- What to do -
Where a line holds "code", copy it.

- Raw data -
----
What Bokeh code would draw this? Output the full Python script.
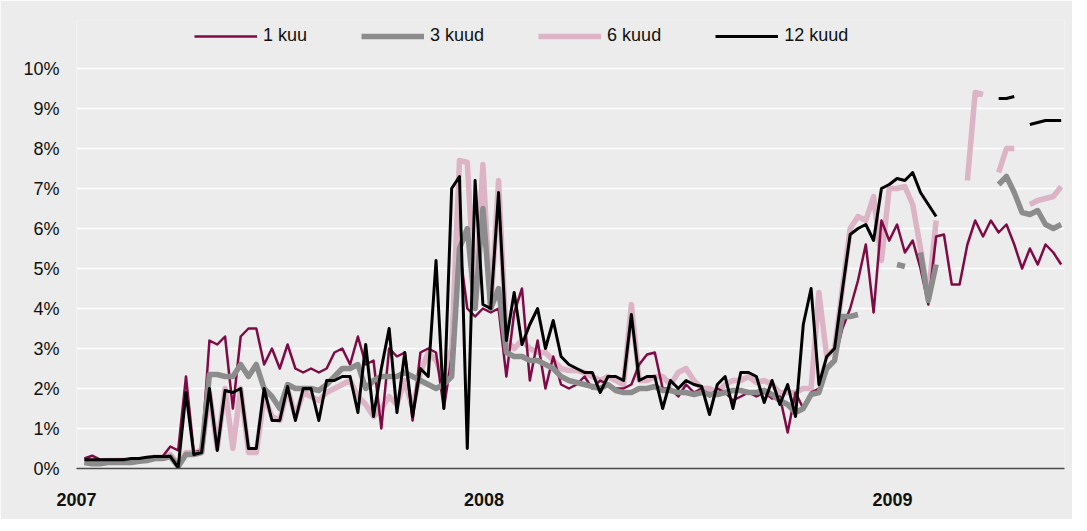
import pandas as pd
from bokeh.plotting import figure
from bokeh.models import (ColumnDataSource, FixedTicker, Legend, LegendItem, Range1d,
                          CustomJSTickFormatter)
from bokeh.embed import file_html
from bokeh.resources import INLINE

nan = float("nan")

dates = pd.date_range("2007-01-08", periods=126, freq="7D")

kuu1 = [0.25, 0.32, 0.22, 0.22, 0.22, 0.23, 0.22, 0.25, 0.25, 0.28,
        0.3, 0.55, 0.45, 2.3, 0.4, 0.45, 3.2, 3.1, 3.3, 1.5,
        3.3, 3.5, 3.5, 2.6, 3.0, 2.5, 3.1, 2.5, 2.4, 2.5,
        2.4, 2.5, 2.9, 3.0, 2.6, 3.3, 2.6, 2.7, 1.0, 3.0,
        2.8, 2.9, 1.2, 2.9, 3.0, 2.9, 1.5, 2.8, 5.5, 4.0,
        3.8, 4.0, 3.9, 4.0, 2.3, 3.9, 4.5, 2.2, 3.2, 2.0,
        2.8, 2.1, 2.0, 2.1, 2.3, 2.0, 2.2, 2.1, 2.0, 2.0,
        2.1, 2.6, 2.85, 2.9, 2.0, 2.0, 1.8, 2.1, 1.9, 2.0,
        1.8, 2.0, 1.9, 1.7, 1.8, 1.9, 1.8, 1.9, 1.75, 1.8,
        0.9, 1.9, 1.5, 1.9, 2.0, 2.5, 2.7, 3.5, 4.0, 4.7,
        5.6, 3.9, 6.2, 5.7, 6.1, 5.4, 5.7, 5.0, 4.1, 5.8,
        5.85, 4.6, 4.6, 5.6, 6.2, 5.8, 6.2, 5.9, 6.1, 5.6,
        5.0, 5.5, 5.1, 5.6, 5.4, 5.1]

kuud3 = [0.15, 0.12, 0.12, 0.15, 0.15, 0.15, 0.15, 0.18, 0.2, 0.25,
         0.25, 0.3, 0.05, 0.35, 0.35, 0.4, 2.35, 2.35, 2.3, 2.3,
         2.6, 2.3, 2.6, 2.0, 1.8, 1.5, 2.1, 2.0, 2.0, 2.0,
         1.95, 2.1, 2.3, 2.5, 2.5, 2.6, 2.0, 2.2, 2.3, 2.3,
         2.3, 2.4, 2.3, 2.2, 2.1, 2.0, 2.1, 2.3, 5.5, 6.0,
         4.0, 6.5, 4.0, 4.5, 2.9, 2.8, 2.8, 2.7, 2.7, 2.6,
         2.5, 2.3, 2.2, 2.15, 2.1, 2.05, 2.0, 2.1, 1.95, 1.9,
         1.9, 2.0, 2.0, 2.05, 1.95, 1.95, 1.9, 1.9, 1.85, 1.9,
         1.85, 1.85, 1.9, 1.95, 1.95, 1.9, 1.9, 1.95, 1.85, 1.7,
         1.6, 1.4, 1.5, 1.85, 1.9, 2.5, 2.7, 3.8, 3.8, 3.85,
         nan, nan, nan, nan, 5.1, 5.05, nan, 5.4, 4.2, 5.1,
         nan, nan, nan, nan, nan, nan, nan, 7.1, 7.3, 6.9,
         6.4, 6.35, 6.45, 6.1, 6.0, 6.1]

kuud6 = [0.2, 0.18, 0.18, 0.2, 0.2, 0.2, 0.2, 0.22, 0.25, 0.28,
         0.28, 0.35, 0.1, 0.4, 0.4, 0.45, 1.9, 0.5, 2.0, 0.5,
         2.0, 0.4, 0.4, 1.8, 1.3, 1.2, 2.0, 1.3, 1.9, 1.8,
         1.7, 1.9, 2.0, 2.1, 2.2, 1.8, 1.6, 1.3, 1.5, 1.8,
         1.6, 2.2, 1.5, 2.4, 2.9, 2.7, 2.2, 3.0, 7.7, 7.65,
         4.2, 7.6, 4.0, 7.2, 3.2, 3.0, 3.2, 3.0, 2.9, 2.9,
         2.7, 2.5, 2.45, 2.45, 2.4, 2.3, 2.2, 2.3, 2.2, 2.1,
         4.1, 2.2, 2.2, 2.3, 2.3, 2.1, 2.4, 2.5, 2.2, 2.0,
         2.0, 1.9, 2.1, 2.2, 2.2, 2.3, 2.15, 2.2, 2.1, 1.9,
         1.9, 1.9, 2.0, 2.0, 4.4, 2.8, 3.0, 4.5, 6.0, 6.3,
         6.2, 6.8, 5.2, 7.0, 7.0, 7.05, 6.6, 5.5, 4.3, 6.2,
         nan, nan, nan, 7.2, 9.4, 9.35, nan, 7.4, 8.0, 8.0,
         nan, 6.6, 6.7, 6.75, 6.8, 7.05]

kuud12 = [0.22, 0.22, 0.22, 0.22, 0.22, 0.22, 0.25, 0.25, 0.28, 0.3,
          0.3, 0.3, 0.02, 1.9, 0.35, 0.4, 2.0, 0.45, 1.95, 1.9,
          2.0, 0.5, 0.5, 2.0, 1.2, 1.2, 2.05, 1.2, 2.0, 2.0,
          1.2, 2.2, 2.2, 2.3, 2.3, 1.4, 3.1, 1.3, 2.5, 3.5,
          1.4, 2.9, 1.3, 2.5, 2.3, 5.2, 1.5, 7.0, 7.3, 0.5,
          7.2, 4.1, 4.0, 6.9, 3.2, 4.4, 3.1, 3.6, 4.0, 3.0,
          3.7, 2.8, 2.6, 2.5, 2.4, 2.4, 1.9, 2.3, 2.3, 2.2,
          3.85, 2.2, 2.3, 2.3, 1.5, 2.2, 2.0, 2.2, 2.1, 2.05,
          1.35, 2.1, 2.3, 1.5, 2.4, 2.4, 2.3, 1.65, 2.2, 1.6,
          2.1, 1.3, 3.6, 4.5, 2.1, 2.8, 3.0, 4.45, 5.85, 6.0,
          6.1, 5.7, 7.0, 7.1, 7.25, 7.2, 7.4, 6.9, 6.6, 6.3,
          nan, nan, nan, nan, nan, nan, nan, 9.25, 9.25, 9.3,
          nan, 8.6, 8.65, 8.7, 8.7, 8.7]

series_labels = ["1 kuu", "3 kuud", "6 kuud", "12 kuud"]
series_colors = ["#7f0a46", "#8c8c8c", "#dcb4c6", "#000000"]
year_ticks = ["2007-01-01", "2008-01-01", "2009-01-01"]
pct_ticks = [0, 1, 2, 3, 4, 5, 6, 7, 8, 9, 10]

FONT = "Liberation Sans"
BG = "#ebeceb"

src = ColumnDataSource(dict(date=dates, k1=kuu1, k3=kuud3, k6=kuud6, k12=kuud12))

x_start = pd.Timestamp("2007-01-01") - pd.Timedelta(hours=2)
x_end = pd.Timestamp("2009-06-04")

p = figure(width=1072, height=519, x_axis_type="datetime",
           x_range=Range1d(x_start, x_end), y_range=Range1d(0, 11.2),
           output_backend="svg", toolbar_location=None,
           min_border_left=76, min_border_right=8, min_border_top=20, min_border_bottom=51)
p.background_fill_color = BG
p.border_fill_color = BG
p.outline_line_color = None

# draw order: 6 kuud, 1 kuu, 3 kuud, 12 kuud
r6 = p.line("date", "k6", source=src, color=series_colors[2], line_width=5.5, line_join="round")
r1 = p.line("date", "k1", source=src, color=series_colors[0], line_width=2.5, line_join="round")
r3 = p.line("date", "k3", source=src, color=series_colors[1], line_width=5.5, line_join="round")
r12 = p.line("date", "k12", source=src, color=series_colors[3], line_width=3, line_join="round")

# axes
xa = p.xaxis[0]
xa.ticker = FixedTicker(ticks=[pd.Timestamp(t).value // 10**6 for t in year_ticks])
xa.formatter = CustomJSTickFormatter(code="return String(new Date(tick).getUTCFullYear());")
xa.major_tick_line_color = None
xa.minor_tick_line_color = None
xa.axis_line_color = "#4a4a4a"
xa.axis_line_width = 1.5
xa.major_label_text_font = FONT
xa.major_label_text_font_size = "18px"
xa.major_label_text_font_style = "bold"
xa.major_label_text_color = "#111111"
xa.major_label_standoff = 18

ya = p.yaxis[0]
ya.ticker = FixedTicker(ticks=pct_ticks)
ya.formatter = CustomJSTickFormatter(code="return tick.toFixed(0) + '%';")
ya.major_tick_line_color = None
ya.minor_tick_line_color = None
ya.axis_line_color = None
ya.major_label_text_font = FONT
ya.major_label_text_font_size = "18px"
ya.major_label_text_color = "#111111"
ya.major_label_standoff = 11

p.xgrid.grid_line_color = None
p.ygrid.grid_line_color = "#ffffff"
p.ygrid.grid_line_width = 1.5

legend = Legend(items=[LegendItem(label=series_labels[0], renderers=[r1]),
                       LegendItem(label=series_labels[1], renderers=[r3]),
                       LegendItem(label=series_labels[2], renderers=[r6]),
                       LegendItem(label=series_labels[3], renderers=[r12])],
                orientation="horizontal", location=(118, 422),
                glyph_width=63, glyph_height=20, label_height=20, label_standoff=6,
                spacing=54, padding=0, margin=0,
                background_fill_alpha=0, border_line_alpha=0,
                label_text_font=FONT, label_text_font_size="18px", label_text_color="#111111")
p.add_layout(legend)

open("out.html", "w").write(file_html(p, INLINE))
----
- Expected answer -
What Bokeh code would draw this? Output the full Python script.
xa.formatter = CustomJSTickFormatter(code="return String(new Date(tick).getUTCFullYear());")
ya.formatter = CustomJSTickFormatter(code="return tick.toFixed(0) + '%';")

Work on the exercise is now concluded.